* BEGIN THE INPUT *
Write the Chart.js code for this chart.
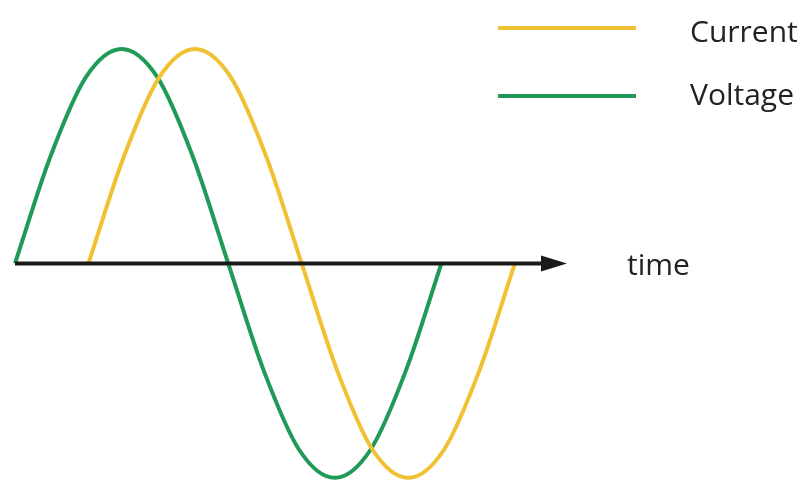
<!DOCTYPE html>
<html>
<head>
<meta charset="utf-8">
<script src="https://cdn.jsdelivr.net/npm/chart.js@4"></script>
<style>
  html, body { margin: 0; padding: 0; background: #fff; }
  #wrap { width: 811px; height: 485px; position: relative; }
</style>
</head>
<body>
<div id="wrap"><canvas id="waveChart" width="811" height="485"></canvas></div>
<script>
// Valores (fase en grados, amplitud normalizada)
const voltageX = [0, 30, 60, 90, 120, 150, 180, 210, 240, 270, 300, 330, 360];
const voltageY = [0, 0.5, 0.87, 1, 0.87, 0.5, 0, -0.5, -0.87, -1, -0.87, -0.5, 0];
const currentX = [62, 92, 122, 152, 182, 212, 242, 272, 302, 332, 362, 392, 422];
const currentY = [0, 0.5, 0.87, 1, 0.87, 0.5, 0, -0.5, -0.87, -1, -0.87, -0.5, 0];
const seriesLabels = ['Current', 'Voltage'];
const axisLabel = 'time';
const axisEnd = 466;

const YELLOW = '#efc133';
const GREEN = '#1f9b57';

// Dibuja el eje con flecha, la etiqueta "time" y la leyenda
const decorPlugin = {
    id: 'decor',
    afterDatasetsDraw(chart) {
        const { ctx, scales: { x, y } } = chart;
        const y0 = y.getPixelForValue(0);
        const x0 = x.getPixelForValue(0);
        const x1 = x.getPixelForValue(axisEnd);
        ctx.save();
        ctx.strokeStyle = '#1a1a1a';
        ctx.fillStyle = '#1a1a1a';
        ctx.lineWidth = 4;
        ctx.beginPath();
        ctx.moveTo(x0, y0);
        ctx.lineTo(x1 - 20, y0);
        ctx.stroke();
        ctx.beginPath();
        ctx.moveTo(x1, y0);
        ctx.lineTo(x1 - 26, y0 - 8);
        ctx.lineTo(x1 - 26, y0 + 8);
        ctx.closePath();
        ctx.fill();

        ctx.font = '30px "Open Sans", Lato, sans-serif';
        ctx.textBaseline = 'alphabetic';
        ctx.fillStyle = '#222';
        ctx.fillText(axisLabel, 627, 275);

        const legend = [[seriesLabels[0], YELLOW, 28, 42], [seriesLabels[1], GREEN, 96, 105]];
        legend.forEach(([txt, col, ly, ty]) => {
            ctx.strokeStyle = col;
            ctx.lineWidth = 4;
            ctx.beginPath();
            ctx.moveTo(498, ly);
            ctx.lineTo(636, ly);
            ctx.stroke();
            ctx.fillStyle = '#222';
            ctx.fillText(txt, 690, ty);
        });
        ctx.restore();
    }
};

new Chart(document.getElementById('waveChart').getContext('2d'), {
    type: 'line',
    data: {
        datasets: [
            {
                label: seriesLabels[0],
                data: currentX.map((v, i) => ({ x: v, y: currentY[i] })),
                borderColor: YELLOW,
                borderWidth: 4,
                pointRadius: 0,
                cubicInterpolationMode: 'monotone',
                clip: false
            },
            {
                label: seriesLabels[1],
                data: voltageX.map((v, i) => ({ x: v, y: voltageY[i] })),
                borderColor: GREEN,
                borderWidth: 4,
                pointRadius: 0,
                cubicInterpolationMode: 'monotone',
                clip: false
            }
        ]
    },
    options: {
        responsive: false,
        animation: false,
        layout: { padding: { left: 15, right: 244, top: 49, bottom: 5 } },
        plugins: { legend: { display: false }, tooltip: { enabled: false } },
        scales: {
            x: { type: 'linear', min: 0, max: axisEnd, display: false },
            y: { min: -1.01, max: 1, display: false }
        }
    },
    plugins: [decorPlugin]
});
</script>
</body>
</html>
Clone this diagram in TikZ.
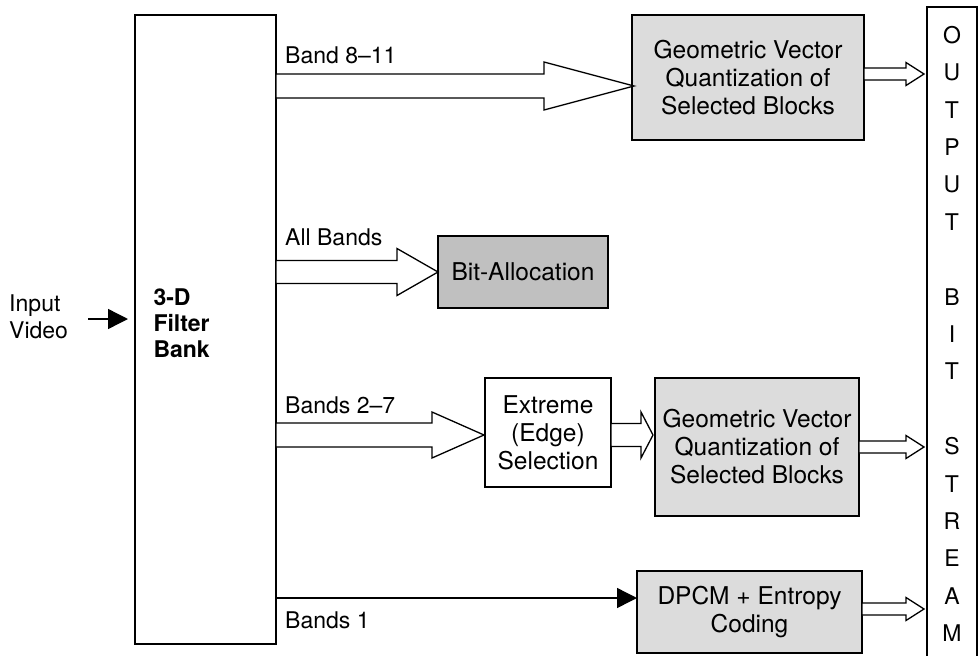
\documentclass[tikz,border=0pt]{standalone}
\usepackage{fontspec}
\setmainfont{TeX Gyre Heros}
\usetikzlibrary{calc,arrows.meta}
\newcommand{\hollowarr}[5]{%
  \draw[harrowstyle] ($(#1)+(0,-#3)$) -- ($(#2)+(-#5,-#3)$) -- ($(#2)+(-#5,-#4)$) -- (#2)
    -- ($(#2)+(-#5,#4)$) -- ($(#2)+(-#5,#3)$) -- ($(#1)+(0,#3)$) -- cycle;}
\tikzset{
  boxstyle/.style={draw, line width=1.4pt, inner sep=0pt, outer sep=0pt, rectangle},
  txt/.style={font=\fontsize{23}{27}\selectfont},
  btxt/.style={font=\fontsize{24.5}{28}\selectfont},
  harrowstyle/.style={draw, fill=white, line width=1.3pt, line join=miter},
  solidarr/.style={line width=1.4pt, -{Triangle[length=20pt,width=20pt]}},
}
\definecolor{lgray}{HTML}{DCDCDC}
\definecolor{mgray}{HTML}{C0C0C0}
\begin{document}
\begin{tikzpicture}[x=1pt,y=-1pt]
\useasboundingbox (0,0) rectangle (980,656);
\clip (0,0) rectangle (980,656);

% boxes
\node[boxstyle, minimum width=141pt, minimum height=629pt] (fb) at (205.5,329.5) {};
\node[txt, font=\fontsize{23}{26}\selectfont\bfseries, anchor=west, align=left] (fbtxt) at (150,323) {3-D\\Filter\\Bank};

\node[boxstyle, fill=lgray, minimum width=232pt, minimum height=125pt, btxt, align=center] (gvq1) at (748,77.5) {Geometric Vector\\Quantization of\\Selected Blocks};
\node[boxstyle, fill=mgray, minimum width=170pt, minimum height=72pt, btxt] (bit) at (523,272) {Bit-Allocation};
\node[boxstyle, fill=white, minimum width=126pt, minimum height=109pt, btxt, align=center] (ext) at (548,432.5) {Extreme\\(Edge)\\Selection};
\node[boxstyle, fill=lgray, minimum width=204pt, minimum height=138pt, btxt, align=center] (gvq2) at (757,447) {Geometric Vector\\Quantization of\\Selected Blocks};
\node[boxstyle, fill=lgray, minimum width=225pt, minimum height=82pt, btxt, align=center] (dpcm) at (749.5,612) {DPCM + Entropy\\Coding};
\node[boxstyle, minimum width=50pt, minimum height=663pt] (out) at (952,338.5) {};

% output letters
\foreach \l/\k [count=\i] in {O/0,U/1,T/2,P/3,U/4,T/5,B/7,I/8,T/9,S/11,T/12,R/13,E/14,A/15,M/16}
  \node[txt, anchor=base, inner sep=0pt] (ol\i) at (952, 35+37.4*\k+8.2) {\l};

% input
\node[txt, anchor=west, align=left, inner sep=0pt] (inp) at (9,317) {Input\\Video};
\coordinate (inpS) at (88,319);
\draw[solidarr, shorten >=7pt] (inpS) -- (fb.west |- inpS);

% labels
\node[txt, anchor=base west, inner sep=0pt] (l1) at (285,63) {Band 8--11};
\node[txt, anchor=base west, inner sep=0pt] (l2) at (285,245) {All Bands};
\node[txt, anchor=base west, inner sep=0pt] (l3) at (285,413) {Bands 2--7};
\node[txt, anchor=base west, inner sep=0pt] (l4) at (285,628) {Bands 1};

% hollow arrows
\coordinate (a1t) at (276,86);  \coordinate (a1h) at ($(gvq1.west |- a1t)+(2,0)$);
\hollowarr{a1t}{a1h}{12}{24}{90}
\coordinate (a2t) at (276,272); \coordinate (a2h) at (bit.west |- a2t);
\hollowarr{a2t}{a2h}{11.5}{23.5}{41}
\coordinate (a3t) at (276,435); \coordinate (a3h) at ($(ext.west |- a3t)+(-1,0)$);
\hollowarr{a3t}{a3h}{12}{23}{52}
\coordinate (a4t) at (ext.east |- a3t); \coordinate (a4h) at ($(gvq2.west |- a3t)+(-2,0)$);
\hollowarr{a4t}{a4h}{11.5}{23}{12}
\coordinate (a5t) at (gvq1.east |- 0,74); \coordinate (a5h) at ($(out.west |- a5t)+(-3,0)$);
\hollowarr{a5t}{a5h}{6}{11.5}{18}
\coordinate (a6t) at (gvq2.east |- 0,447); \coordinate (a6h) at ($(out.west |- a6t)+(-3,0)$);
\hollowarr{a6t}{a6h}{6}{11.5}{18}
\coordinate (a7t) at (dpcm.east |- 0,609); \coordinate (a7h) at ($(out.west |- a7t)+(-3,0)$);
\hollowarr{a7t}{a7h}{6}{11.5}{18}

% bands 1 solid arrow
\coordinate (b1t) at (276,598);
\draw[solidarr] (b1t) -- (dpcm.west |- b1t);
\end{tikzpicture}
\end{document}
* END THE INPUT *
_THE PROBLEM_
Copy nothing past the line containing "const GREEN = '#1f9b57';": reproduce every line from the start of the records up to it, skipping pictures.

_ANSWER BELOW_
Write the Chart.js code for this chart.
<!DOCTYPE html>
<html>
<head>
<meta charset="utf-8">
<script src="https://cdn.jsdelivr.net/npm/chart.js@4"></script>
<style>
  html, body { margin: 0; padding: 0; background: #fff; }
  #wrap { width: 811px; height: 485px; position: relative; }
</style>
</head>
<body>
<div id="wrap"><canvas id="waveChart" width="811" height="485"></canvas></div>
<script>
// Valores (fase en grados, amplitud normalizada)
const voltageX = [0, 30, 60, 90, 120, 150, 180, 210, 240, 270, 300, 330, 360];
const voltageY = [0, 0.5, 0.87, 1, 0.87, 0.5, 0, -0.5, -0.87, -1, -0.87, -0.5, 0];
const currentX = [62, 92, 122, 152, 182, 212, 242, 272, 302, 332, 362, 392, 422];
const currentY = [0, 0.5, 0.87, 1, 0.87, 0.5, 0, -0.5, -0.87, -1, -0.87, -0.5, 0];
const seriesLabels = ['Current', 'Voltage'];
const axisLabel = 'time';
const axisEnd = 466;

const YELLOW = '#efc133';
const GREEN = '#1f9b57';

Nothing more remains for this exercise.